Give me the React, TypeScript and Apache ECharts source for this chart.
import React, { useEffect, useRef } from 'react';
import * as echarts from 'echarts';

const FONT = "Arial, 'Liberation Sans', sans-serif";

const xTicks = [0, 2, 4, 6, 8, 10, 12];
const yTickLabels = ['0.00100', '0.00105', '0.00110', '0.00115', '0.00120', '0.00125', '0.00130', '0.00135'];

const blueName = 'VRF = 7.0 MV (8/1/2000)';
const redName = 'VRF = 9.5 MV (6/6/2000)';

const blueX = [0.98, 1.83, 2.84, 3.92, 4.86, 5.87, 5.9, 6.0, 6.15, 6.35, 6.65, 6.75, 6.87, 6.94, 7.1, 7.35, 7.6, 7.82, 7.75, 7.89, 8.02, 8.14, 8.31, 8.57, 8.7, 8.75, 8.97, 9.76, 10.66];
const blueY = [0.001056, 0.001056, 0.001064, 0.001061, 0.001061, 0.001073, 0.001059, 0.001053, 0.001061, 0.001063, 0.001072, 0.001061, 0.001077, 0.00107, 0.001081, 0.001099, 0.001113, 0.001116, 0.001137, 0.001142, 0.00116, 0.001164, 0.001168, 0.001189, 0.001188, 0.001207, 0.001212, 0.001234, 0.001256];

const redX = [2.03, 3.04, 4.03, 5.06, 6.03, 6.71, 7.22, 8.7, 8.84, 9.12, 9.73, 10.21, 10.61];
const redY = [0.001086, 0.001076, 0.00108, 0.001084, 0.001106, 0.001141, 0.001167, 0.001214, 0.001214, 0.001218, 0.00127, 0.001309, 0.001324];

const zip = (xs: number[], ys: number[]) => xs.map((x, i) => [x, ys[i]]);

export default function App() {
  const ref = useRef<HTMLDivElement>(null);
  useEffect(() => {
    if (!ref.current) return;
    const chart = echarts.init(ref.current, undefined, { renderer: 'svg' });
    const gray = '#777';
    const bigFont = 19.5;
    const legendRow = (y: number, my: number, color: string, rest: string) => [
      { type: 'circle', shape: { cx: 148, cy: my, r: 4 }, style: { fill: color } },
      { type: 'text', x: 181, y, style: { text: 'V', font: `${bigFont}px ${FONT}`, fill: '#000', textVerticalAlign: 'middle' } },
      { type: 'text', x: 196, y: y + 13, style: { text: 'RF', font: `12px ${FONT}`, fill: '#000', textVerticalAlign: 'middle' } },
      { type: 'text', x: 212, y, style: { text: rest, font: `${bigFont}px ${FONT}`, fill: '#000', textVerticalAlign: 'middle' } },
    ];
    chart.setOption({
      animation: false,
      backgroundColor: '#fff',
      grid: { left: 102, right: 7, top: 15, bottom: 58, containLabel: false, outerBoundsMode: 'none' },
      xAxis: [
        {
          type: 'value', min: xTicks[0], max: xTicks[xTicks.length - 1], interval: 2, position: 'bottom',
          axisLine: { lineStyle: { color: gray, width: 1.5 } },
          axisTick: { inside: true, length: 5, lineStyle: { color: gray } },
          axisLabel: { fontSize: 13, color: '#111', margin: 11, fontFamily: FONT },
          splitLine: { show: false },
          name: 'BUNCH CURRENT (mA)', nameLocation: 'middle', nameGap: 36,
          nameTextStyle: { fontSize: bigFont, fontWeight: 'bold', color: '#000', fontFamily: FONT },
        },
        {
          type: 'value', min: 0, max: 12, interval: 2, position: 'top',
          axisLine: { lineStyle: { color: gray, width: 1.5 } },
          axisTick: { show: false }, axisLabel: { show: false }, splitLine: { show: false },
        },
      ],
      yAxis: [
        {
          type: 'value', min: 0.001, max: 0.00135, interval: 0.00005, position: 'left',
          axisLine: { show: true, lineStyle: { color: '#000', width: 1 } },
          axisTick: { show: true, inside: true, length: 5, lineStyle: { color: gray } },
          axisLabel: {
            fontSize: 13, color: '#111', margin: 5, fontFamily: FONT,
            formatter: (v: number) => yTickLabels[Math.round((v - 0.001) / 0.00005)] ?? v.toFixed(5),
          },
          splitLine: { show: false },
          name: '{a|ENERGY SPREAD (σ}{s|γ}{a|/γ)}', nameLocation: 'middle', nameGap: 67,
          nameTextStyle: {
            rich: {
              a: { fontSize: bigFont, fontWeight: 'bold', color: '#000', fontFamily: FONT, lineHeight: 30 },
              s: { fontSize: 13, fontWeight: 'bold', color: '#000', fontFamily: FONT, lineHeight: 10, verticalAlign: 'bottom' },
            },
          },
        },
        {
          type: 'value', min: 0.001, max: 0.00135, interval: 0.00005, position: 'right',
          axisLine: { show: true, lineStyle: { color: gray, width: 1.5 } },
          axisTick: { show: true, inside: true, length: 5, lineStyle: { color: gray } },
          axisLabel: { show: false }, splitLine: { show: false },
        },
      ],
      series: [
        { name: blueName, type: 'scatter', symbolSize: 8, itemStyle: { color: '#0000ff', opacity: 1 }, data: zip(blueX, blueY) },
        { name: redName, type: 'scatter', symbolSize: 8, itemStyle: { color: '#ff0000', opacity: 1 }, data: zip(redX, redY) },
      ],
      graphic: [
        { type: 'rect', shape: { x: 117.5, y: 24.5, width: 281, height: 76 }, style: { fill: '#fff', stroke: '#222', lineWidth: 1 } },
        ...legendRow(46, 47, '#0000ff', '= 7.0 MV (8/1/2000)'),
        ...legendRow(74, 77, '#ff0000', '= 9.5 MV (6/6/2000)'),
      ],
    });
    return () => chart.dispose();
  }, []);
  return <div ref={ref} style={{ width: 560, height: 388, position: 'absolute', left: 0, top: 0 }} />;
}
※
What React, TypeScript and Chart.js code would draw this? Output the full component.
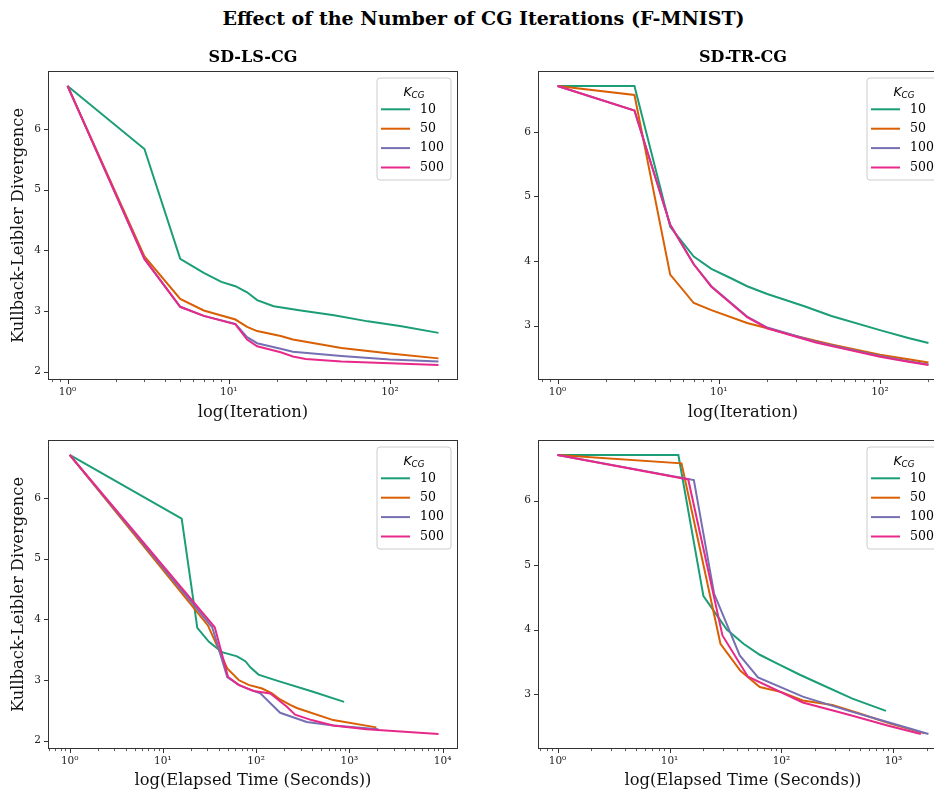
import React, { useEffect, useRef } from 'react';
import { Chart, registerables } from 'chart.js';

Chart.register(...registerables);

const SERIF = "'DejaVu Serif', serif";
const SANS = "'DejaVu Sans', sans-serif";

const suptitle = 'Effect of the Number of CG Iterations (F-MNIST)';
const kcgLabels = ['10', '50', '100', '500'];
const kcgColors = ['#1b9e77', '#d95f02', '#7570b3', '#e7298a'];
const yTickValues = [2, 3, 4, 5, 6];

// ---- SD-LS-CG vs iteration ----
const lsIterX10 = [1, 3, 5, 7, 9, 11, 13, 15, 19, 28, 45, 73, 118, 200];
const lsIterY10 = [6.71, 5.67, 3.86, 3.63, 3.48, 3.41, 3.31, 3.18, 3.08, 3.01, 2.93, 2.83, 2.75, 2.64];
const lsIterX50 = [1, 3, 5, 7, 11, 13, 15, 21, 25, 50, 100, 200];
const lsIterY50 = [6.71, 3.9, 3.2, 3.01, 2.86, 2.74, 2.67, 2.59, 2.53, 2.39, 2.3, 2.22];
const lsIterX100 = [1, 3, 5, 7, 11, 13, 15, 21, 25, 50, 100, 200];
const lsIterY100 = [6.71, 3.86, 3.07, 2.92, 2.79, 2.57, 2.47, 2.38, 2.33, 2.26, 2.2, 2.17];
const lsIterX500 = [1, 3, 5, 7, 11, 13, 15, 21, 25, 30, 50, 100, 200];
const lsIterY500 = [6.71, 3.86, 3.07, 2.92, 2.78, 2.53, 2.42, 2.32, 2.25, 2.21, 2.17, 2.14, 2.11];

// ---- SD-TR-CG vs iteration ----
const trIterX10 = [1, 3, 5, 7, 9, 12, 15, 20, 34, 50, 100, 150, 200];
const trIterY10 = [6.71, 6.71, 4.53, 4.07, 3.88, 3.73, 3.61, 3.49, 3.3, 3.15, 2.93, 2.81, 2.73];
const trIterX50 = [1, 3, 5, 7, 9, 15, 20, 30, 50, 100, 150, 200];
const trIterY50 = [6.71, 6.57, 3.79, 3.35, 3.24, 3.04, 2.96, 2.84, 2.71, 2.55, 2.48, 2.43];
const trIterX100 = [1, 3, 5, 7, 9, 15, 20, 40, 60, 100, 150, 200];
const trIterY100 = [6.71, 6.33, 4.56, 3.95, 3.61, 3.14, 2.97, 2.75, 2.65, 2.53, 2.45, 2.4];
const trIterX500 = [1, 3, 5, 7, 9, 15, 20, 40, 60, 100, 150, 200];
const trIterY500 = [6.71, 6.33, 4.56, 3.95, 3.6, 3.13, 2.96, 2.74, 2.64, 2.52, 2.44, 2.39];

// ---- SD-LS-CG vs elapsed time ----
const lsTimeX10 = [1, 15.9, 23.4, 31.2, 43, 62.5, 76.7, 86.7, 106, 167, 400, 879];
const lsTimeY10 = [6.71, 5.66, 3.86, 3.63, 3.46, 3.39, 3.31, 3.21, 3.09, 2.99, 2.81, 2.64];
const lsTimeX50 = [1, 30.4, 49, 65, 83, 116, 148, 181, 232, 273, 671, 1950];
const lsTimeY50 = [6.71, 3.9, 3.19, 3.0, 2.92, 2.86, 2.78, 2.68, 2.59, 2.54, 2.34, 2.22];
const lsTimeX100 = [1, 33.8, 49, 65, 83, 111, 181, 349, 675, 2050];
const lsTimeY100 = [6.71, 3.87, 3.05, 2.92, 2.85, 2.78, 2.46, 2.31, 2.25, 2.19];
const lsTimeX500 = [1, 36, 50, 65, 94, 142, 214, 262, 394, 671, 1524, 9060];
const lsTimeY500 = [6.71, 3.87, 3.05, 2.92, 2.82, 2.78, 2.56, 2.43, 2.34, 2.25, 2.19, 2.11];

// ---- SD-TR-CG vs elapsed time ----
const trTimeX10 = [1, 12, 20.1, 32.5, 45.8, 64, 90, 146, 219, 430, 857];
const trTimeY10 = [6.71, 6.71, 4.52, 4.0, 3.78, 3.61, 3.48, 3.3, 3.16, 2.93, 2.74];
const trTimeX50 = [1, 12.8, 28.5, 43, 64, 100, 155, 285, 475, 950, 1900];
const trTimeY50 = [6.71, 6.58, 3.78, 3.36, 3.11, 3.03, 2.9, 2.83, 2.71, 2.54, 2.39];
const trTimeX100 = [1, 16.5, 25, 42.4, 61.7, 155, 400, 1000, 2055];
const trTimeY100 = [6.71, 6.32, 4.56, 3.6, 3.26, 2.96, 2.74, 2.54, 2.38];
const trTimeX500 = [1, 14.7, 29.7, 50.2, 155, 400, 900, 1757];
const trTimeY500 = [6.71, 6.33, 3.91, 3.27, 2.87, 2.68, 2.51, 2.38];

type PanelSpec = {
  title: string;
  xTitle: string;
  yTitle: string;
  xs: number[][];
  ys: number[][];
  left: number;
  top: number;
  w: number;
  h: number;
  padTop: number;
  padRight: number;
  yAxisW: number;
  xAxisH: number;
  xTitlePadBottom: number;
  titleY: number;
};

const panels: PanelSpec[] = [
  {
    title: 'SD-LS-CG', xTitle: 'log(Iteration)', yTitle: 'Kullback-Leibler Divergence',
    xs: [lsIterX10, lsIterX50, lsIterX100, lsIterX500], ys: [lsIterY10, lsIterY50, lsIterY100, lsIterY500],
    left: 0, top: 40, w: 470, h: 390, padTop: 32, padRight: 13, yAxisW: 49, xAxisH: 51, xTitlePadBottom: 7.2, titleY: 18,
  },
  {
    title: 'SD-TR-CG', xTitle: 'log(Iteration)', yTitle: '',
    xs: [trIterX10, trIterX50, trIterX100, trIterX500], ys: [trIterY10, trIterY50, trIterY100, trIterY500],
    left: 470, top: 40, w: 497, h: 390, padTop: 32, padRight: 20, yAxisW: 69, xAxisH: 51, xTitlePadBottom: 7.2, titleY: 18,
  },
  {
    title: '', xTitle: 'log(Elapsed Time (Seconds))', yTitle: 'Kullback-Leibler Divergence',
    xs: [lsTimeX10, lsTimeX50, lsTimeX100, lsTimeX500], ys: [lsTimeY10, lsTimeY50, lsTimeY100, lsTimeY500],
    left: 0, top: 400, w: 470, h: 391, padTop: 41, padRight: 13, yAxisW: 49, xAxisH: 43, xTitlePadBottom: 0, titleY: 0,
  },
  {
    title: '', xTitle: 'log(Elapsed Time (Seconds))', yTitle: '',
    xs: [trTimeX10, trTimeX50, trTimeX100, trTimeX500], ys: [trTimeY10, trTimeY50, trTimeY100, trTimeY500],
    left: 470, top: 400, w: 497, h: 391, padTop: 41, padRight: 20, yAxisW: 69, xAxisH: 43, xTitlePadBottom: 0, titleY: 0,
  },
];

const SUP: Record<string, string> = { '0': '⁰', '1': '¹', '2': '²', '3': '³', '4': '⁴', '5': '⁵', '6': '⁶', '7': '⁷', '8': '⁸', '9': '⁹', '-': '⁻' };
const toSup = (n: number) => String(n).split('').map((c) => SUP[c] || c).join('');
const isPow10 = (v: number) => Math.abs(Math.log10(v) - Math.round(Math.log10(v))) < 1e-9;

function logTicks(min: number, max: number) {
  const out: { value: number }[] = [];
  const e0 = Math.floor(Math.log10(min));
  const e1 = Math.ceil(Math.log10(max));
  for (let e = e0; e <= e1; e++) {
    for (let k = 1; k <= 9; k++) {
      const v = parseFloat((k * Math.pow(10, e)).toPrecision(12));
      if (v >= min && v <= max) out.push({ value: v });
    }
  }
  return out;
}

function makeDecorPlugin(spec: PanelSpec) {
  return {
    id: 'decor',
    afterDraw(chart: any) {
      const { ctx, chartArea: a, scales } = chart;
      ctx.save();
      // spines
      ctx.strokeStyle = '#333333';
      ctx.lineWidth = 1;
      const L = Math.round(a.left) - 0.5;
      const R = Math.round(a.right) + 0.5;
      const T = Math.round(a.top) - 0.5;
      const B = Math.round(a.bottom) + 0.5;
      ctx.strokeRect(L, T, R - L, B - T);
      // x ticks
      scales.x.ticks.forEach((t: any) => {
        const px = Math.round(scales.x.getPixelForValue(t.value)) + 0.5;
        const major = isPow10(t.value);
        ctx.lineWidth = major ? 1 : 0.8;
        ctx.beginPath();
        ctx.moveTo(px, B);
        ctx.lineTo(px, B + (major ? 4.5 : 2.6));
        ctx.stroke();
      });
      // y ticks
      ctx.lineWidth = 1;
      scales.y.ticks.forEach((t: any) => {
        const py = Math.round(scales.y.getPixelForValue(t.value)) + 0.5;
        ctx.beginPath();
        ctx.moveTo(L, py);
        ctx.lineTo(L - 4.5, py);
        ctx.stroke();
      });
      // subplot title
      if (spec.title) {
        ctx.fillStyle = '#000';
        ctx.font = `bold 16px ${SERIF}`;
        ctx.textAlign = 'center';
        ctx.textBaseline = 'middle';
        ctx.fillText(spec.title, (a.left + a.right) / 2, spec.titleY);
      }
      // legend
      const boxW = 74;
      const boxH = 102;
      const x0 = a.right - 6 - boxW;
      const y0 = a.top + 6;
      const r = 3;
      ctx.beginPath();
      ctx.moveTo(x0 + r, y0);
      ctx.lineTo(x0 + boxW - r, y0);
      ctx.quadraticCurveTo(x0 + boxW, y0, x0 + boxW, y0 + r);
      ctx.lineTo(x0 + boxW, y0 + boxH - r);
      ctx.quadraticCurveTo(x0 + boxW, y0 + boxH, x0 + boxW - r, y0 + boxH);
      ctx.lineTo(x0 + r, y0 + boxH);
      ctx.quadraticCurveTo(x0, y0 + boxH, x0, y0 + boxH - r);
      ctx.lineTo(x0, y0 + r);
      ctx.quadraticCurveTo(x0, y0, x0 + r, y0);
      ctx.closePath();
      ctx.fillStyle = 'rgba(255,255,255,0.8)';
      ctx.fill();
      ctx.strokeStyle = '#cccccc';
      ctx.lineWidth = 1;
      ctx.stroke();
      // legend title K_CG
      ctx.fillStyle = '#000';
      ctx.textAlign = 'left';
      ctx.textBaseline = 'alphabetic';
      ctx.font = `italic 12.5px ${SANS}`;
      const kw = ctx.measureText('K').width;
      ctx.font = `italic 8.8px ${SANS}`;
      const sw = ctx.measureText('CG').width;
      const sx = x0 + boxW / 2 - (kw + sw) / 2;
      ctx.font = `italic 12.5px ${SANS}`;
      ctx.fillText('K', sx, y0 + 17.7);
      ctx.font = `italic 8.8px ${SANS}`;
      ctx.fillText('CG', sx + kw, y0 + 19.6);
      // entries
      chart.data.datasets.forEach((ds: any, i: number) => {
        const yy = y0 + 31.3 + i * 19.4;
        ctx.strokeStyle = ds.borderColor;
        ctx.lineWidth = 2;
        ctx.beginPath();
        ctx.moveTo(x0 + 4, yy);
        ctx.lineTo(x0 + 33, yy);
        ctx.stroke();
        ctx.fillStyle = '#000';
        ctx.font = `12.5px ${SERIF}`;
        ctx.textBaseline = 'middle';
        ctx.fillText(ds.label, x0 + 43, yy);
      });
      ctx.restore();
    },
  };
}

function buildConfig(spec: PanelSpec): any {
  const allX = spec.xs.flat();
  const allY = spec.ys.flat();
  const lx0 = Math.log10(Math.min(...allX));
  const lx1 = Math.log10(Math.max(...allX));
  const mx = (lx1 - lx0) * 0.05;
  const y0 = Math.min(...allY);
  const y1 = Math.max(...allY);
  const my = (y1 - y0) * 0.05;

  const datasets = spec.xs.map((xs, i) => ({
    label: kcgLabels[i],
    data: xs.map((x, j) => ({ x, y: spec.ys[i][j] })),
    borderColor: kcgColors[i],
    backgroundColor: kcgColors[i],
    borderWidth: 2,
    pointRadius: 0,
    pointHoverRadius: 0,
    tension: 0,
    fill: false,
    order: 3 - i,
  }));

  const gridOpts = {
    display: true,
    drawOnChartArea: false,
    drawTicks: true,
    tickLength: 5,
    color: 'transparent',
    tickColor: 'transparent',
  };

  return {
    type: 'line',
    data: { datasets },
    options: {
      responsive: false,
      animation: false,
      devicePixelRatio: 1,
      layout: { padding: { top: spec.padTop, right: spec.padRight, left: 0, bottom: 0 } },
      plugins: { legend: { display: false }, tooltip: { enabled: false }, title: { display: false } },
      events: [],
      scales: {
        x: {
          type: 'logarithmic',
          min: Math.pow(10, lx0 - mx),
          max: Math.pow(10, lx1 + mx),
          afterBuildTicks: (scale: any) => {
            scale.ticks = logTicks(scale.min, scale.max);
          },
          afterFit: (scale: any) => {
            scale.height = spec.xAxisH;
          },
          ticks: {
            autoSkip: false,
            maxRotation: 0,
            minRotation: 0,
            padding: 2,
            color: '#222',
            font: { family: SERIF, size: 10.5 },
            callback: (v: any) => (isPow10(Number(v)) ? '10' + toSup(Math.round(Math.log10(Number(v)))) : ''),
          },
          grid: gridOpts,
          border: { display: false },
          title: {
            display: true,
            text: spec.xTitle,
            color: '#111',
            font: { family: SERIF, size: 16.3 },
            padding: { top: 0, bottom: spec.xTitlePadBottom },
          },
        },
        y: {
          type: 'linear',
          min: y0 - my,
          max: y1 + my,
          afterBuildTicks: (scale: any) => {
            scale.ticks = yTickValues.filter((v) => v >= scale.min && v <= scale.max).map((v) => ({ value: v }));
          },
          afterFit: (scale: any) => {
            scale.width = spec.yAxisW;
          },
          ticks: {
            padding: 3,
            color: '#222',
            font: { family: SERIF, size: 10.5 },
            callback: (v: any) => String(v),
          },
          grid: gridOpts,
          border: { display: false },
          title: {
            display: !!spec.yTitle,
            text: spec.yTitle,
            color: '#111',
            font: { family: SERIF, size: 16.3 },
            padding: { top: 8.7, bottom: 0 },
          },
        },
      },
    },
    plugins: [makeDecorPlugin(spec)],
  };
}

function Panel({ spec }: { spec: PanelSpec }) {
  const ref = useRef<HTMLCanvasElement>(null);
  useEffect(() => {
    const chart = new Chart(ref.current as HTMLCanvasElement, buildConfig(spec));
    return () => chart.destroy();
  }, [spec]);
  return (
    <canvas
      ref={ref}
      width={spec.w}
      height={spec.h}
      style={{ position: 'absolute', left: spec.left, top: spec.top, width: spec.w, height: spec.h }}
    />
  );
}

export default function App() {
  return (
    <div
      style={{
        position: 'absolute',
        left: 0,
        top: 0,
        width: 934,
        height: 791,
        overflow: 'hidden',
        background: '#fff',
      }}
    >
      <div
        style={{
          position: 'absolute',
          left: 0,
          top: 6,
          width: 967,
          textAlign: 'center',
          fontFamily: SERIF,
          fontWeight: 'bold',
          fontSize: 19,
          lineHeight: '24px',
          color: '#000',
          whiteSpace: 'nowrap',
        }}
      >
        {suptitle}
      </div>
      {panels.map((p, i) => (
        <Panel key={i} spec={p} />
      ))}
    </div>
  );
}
※
Repeat exactly, and only, the entries from the line with "What React, TypeScript" through the line with "const yTickValues = [2, 3, 4, 5, 6];". Pictures are skipped.

What React, TypeScript and Chart.js code would draw this? Output the full component.
import React, { useEffect, useRef } from 'react';
import { Chart, registerables } from 'chart.js';

Chart.register(...registerables);

const SERIF = "'DejaVu Serif', serif";
const SANS = "'DejaVu Sans', sans-serif";

const suptitle = 'Effect of the Number of CG Iterations (F-MNIST)';
const kcgLabels = ['10', '50', '100', '500'];
const kcgColors = ['#1b9e77', '#d95f02', '#7570b3', '#e7298a'];
const yTickValues = [2, 3, 4, 5, 6];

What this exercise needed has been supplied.